**WORK INSTRUCTIONS:**
Reproduce, word for word, every line from the first one down to the line containing "['violin', 'trumpet', 'oboe', 'clarinet', 'flute', 'alto", and nothing else.

**GIVEN DATA:**
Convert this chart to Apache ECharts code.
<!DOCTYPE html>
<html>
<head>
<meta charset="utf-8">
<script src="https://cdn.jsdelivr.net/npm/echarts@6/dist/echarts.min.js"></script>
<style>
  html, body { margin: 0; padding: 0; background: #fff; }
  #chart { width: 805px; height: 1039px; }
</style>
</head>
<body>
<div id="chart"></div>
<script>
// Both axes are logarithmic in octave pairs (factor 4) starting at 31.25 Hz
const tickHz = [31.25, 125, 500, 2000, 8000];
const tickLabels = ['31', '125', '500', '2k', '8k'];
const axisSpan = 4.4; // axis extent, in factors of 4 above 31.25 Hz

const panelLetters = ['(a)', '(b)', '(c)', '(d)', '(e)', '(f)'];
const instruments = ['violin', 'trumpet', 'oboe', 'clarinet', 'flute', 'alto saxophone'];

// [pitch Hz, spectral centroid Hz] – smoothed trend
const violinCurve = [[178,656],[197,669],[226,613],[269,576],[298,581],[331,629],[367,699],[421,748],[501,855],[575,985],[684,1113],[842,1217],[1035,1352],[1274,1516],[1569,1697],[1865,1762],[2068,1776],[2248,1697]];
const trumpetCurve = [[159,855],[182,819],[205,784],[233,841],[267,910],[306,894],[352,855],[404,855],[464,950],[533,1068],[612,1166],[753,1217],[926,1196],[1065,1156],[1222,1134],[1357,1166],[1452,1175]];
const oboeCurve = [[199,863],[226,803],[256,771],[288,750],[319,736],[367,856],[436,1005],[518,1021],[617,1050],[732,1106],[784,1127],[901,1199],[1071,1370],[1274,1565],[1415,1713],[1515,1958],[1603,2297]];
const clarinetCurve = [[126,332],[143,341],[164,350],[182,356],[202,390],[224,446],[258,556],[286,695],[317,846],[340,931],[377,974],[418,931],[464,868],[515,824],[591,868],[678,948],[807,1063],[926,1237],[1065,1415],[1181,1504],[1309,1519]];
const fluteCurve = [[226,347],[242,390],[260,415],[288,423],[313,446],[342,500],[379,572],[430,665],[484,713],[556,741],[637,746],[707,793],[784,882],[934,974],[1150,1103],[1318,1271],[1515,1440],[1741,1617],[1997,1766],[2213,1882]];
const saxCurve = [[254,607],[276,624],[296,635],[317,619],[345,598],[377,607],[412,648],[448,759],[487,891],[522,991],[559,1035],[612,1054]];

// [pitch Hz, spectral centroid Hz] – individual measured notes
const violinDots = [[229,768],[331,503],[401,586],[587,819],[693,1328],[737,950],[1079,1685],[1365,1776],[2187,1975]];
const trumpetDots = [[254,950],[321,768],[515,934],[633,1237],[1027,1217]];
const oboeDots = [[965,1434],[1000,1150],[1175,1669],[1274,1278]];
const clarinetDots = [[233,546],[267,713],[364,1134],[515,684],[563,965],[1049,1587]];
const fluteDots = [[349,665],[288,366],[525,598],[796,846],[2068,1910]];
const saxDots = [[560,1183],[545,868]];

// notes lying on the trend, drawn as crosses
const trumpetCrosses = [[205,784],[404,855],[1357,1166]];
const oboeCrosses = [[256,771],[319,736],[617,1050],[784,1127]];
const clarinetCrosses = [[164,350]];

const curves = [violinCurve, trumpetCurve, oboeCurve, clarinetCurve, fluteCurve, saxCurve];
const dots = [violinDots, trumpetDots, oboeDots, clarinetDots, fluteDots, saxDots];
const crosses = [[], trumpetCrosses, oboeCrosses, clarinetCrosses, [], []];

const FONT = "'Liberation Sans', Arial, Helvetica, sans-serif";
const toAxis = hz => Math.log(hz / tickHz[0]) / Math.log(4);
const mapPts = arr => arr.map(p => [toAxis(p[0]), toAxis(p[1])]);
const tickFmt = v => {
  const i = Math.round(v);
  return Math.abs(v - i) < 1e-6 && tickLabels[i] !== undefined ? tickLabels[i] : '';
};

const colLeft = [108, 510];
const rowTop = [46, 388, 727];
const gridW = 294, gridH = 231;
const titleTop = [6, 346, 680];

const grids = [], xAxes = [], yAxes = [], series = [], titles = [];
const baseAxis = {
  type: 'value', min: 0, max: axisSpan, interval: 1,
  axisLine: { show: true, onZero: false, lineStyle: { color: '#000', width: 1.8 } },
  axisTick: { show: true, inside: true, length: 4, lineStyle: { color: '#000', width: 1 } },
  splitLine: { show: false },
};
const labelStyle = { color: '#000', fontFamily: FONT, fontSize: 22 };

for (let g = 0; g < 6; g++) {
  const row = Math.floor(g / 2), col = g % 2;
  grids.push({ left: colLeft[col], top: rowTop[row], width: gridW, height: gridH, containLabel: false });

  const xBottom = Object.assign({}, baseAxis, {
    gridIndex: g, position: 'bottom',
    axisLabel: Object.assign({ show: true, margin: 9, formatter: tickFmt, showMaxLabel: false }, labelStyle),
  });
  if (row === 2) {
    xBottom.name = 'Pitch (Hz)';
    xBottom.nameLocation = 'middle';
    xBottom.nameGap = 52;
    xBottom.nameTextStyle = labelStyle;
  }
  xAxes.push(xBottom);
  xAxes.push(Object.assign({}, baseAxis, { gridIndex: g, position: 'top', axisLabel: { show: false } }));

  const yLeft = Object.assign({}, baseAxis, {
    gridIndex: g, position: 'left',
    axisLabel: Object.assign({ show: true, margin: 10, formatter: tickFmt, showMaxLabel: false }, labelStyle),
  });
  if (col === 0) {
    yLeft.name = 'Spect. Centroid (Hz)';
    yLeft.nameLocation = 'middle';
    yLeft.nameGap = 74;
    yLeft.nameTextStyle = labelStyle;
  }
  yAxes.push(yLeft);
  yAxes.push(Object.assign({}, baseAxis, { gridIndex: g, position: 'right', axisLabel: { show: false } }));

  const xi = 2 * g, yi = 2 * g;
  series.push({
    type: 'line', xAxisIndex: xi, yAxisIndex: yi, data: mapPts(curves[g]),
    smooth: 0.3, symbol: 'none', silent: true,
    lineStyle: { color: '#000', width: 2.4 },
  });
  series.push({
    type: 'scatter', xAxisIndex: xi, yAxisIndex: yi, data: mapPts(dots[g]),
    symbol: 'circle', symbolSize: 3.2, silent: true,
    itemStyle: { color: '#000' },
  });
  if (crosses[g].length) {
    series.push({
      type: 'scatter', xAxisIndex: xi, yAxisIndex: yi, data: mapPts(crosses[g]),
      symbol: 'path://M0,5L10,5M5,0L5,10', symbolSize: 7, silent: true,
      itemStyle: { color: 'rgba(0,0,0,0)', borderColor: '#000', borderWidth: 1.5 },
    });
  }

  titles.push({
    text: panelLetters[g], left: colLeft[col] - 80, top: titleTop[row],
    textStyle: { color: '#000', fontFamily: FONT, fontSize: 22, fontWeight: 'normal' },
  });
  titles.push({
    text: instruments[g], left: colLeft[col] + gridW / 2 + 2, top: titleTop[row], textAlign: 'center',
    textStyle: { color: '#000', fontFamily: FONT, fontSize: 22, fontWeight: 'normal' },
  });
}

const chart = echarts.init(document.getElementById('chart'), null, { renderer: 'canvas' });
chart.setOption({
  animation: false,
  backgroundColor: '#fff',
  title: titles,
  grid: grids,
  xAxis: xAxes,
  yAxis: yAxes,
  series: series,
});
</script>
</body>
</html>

**RESULT OF THE EXERCISE:**
Convert this chart to Apache ECharts code.
<!DOCTYPE html>
<html>
<head>
<meta charset="utf-8">
<script src="https://cdn.jsdelivr.net/npm/echarts@6/dist/echarts.min.js"></script>
<style>
  html, body { margin: 0; padding: 0; background: #fff; }
  #chart { width: 805px; height: 1039px; }
</style>
</head>
<body>
<div id="chart"></div>
<script>
// Both axes are logarithmic in octave pairs (factor 4) starting at 31.25 Hz
const tickHz = [31.25, 125, 500, 2000, 8000];
const tickLabels = ['31', '125', '500', '2k', '8k'];
const axisSpan = 4.4; // axis extent, in factors of 4 above 31.25 Hz

const panelLetters = ['(a)', '(b)', '(c)', '(d)', '(e)', '(f)'];
const instruments = ['violin', 'trumpet', 'oboe', 'clarinet', 'flute', 'alto saxophone'];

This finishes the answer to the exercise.